### WRITTEN EXERCISE
The material below has pictures in it. Set down only the lines from the line containing "Emit a Python" through the line containing "1, 1, 1, 1.2]", word for word, and leave the pictures behind.

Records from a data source
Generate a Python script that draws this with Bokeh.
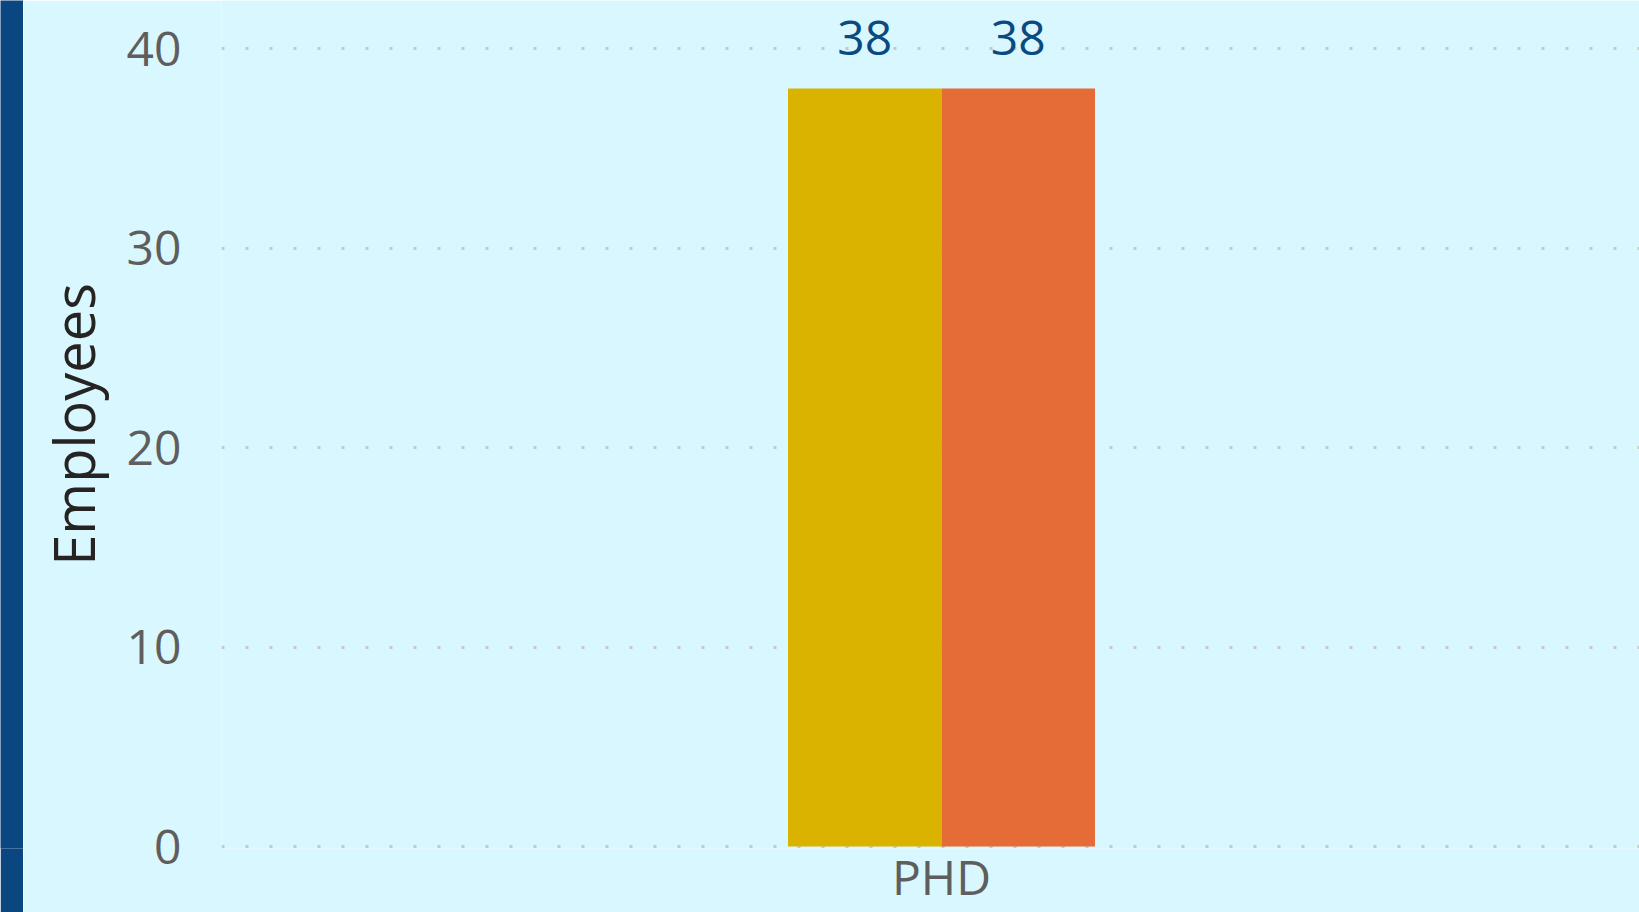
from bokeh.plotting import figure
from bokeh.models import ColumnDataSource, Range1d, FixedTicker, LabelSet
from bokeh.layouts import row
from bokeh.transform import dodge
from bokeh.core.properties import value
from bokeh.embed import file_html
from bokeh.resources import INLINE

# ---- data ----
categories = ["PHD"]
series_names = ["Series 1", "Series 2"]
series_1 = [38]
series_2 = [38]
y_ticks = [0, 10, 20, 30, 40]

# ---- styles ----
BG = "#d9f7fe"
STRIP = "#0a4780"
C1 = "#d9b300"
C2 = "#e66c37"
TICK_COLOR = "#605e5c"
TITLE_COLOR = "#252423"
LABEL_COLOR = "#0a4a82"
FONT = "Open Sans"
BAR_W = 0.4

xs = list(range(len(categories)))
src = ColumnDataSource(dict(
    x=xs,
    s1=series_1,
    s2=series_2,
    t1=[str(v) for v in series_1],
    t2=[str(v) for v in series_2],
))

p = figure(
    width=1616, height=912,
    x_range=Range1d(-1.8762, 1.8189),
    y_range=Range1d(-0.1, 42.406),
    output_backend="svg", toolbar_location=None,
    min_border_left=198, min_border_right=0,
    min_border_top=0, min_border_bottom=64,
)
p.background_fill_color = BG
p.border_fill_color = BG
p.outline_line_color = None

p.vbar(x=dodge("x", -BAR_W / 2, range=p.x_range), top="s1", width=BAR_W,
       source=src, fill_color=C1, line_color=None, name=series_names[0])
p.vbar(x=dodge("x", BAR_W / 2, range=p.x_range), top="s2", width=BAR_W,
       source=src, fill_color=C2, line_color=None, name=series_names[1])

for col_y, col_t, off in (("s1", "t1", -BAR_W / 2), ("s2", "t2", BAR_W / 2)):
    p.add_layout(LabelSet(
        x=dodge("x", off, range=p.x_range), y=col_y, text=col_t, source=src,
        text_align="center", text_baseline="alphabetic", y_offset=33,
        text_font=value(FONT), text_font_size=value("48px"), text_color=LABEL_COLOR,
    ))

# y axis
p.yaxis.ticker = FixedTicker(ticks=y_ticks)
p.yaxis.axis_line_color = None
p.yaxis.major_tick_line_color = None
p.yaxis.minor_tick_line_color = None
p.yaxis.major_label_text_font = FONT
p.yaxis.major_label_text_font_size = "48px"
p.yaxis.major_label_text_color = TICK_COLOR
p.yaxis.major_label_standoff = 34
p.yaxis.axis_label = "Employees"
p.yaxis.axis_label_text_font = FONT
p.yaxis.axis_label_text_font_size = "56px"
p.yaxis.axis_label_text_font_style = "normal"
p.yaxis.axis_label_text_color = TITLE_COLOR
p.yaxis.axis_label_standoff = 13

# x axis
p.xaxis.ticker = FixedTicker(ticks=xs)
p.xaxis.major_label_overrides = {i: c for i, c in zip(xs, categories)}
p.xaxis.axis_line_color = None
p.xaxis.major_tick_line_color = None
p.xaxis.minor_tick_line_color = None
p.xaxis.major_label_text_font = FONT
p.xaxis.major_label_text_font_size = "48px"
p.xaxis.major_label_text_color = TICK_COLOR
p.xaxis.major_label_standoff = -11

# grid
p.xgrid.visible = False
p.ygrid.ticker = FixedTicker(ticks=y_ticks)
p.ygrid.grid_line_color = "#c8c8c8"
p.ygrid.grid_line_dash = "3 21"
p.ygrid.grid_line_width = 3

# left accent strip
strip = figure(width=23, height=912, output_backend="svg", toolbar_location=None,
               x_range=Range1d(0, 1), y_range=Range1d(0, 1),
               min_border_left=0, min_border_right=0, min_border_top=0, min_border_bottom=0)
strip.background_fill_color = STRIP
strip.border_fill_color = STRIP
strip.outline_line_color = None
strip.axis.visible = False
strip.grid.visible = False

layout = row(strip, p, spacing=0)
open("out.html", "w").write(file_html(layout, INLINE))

--

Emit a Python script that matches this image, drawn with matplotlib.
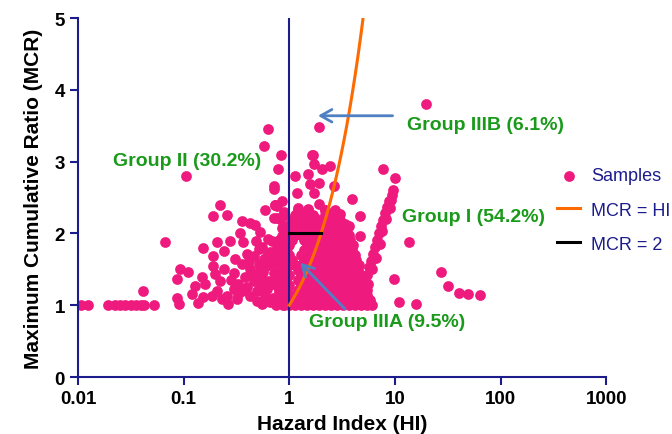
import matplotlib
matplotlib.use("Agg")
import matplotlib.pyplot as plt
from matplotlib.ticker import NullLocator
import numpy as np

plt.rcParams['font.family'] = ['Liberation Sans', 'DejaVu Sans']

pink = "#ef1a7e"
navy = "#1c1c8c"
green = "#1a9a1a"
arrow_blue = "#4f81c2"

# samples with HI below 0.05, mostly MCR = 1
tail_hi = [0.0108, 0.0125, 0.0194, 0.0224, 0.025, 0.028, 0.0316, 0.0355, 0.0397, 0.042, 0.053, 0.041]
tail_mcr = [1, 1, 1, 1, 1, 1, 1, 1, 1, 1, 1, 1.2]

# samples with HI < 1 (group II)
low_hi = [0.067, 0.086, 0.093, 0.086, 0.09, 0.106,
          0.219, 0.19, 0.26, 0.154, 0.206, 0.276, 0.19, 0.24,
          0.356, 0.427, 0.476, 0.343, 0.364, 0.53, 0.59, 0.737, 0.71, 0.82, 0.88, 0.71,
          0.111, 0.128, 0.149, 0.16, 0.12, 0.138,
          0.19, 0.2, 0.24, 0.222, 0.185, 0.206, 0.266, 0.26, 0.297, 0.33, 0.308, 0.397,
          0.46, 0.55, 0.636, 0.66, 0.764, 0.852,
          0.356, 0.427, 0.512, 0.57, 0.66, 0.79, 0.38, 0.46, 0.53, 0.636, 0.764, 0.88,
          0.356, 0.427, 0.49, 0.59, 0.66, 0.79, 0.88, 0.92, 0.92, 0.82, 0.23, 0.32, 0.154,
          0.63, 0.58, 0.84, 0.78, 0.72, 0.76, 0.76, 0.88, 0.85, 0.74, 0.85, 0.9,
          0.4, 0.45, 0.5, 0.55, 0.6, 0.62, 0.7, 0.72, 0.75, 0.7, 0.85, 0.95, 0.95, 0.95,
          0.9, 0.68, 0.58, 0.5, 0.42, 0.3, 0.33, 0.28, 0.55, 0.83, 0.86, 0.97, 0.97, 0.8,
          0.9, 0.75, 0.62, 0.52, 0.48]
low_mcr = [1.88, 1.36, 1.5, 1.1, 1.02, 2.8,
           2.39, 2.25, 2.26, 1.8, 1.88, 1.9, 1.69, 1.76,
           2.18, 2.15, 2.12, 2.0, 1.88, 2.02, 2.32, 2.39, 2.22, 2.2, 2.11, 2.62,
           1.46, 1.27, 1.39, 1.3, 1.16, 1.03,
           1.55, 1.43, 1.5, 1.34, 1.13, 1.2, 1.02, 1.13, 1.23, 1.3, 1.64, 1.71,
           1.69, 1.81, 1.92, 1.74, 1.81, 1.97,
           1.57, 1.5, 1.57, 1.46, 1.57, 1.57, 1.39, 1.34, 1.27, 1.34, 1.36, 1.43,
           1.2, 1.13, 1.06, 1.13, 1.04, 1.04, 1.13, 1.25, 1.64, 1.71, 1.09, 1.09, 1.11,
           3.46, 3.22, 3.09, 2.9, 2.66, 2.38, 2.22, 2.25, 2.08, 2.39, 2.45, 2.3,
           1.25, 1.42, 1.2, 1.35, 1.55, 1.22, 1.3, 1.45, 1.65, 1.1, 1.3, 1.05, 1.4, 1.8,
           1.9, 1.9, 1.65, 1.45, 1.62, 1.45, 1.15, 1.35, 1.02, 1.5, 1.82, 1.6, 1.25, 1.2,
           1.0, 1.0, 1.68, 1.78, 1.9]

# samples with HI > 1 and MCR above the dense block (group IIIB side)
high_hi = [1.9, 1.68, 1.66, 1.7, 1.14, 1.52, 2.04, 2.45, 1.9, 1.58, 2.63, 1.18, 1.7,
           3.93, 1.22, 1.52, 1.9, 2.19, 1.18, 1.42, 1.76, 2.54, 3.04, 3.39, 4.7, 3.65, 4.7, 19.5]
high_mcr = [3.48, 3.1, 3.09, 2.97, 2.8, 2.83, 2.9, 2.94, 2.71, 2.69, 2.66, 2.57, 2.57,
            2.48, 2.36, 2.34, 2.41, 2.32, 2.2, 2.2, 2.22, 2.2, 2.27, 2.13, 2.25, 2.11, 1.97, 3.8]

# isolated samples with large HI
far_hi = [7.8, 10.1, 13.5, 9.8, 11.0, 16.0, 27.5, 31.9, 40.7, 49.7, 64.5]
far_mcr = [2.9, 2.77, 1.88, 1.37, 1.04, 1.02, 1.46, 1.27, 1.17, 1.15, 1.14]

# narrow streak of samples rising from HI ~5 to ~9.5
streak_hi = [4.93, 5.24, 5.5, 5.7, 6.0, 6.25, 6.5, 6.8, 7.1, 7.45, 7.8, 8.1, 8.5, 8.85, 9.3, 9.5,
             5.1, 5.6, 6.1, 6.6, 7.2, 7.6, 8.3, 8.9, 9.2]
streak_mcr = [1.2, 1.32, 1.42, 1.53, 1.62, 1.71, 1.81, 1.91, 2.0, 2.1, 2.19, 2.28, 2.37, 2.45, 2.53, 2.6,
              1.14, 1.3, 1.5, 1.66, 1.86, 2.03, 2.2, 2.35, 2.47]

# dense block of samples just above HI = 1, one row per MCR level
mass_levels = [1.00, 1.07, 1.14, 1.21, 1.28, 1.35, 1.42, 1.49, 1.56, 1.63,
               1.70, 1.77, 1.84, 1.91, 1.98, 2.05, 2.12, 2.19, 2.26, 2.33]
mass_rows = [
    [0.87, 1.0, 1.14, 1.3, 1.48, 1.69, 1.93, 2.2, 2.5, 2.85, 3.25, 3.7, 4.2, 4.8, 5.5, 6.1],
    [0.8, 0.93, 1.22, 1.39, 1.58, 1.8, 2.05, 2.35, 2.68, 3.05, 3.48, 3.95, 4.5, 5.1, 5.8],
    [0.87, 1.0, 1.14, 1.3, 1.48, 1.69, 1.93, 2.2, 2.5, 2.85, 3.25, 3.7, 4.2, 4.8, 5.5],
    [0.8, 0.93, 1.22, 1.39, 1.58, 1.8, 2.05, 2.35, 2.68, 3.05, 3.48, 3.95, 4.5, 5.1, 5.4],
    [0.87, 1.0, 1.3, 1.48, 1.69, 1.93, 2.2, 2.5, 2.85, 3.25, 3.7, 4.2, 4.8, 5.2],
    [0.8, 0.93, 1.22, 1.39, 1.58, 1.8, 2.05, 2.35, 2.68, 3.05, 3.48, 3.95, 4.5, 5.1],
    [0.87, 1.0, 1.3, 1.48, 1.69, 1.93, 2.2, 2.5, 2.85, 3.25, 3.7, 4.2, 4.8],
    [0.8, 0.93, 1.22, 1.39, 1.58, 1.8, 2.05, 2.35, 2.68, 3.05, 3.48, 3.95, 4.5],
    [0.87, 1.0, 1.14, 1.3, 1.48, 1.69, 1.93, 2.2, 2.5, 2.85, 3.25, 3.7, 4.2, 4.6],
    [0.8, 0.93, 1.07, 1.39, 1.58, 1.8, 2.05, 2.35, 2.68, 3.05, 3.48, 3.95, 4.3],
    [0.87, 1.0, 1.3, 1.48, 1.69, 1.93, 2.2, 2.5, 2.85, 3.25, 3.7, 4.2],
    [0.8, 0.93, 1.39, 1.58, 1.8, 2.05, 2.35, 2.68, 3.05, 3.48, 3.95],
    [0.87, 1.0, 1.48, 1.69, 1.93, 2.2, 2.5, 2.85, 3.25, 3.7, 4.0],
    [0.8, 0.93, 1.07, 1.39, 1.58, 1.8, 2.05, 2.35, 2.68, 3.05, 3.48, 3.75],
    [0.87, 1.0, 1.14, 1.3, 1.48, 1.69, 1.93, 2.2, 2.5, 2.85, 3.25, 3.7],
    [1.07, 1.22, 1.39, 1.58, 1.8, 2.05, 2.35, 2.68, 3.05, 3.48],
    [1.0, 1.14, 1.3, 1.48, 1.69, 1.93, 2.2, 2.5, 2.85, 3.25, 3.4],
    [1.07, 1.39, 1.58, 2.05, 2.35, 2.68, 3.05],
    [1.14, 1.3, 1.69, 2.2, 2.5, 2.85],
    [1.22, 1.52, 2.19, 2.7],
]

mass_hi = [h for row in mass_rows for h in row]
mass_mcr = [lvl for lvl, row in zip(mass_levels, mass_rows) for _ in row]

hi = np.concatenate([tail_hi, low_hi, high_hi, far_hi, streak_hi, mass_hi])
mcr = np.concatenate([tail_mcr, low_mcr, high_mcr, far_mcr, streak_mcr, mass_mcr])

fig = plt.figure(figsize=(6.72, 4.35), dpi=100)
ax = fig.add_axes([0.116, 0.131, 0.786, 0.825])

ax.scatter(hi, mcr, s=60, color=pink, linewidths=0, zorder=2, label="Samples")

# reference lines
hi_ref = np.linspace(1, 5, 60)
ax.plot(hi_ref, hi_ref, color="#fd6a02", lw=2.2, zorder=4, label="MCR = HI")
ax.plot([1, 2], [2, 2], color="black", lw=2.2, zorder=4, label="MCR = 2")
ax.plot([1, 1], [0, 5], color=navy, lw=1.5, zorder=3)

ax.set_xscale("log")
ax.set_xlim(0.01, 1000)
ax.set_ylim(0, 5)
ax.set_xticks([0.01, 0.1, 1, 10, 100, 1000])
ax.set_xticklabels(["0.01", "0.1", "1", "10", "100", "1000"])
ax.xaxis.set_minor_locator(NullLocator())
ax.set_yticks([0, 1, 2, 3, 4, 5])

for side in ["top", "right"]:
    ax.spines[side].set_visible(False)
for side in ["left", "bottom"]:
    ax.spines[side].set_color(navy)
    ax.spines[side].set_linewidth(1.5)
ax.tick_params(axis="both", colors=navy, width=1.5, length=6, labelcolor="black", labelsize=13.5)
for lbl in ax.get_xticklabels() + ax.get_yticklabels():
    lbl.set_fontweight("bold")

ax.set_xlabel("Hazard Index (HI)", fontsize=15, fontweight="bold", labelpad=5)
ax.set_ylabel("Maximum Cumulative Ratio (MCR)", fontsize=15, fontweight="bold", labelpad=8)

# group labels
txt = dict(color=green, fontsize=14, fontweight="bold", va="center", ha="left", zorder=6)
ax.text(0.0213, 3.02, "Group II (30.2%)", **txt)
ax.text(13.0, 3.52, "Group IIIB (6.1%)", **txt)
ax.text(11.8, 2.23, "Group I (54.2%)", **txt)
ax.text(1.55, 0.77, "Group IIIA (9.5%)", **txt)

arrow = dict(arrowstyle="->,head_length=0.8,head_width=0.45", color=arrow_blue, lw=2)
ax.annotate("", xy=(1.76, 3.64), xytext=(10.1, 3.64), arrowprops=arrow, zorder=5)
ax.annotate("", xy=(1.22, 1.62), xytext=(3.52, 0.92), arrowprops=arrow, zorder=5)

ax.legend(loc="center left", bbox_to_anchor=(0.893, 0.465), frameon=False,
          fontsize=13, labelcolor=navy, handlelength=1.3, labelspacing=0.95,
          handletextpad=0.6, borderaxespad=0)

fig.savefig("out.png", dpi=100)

### CORRECT ANSWER
Emit a Python script that matches this image, drawn with matplotlib.
import matplotlib
matplotlib.use("Agg")
import matplotlib.pyplot as plt
from matplotlib.ticker import NullLocator
import numpy as np

plt.rcParams['font.family'] = ['Liberation Sans', 'DejaVu Sans']

pink = "#ef1a7e"
navy = "#1c1c8c"
green = "#1a9a1a"
arrow_blue = "#4f81c2"

# samples with HI below 0.05, mostly MCR = 1
tail_hi = [0.0108, 0.0125, 0.0194, 0.0224, 0.025, 0.028, 0.0316, 0.0355, 0.0397, 0.042, 0.053, 0.041]
tail_mcr = [1, 1, 1, 1, 1, 1, 1, 1, 1, 1, 1, 1.2]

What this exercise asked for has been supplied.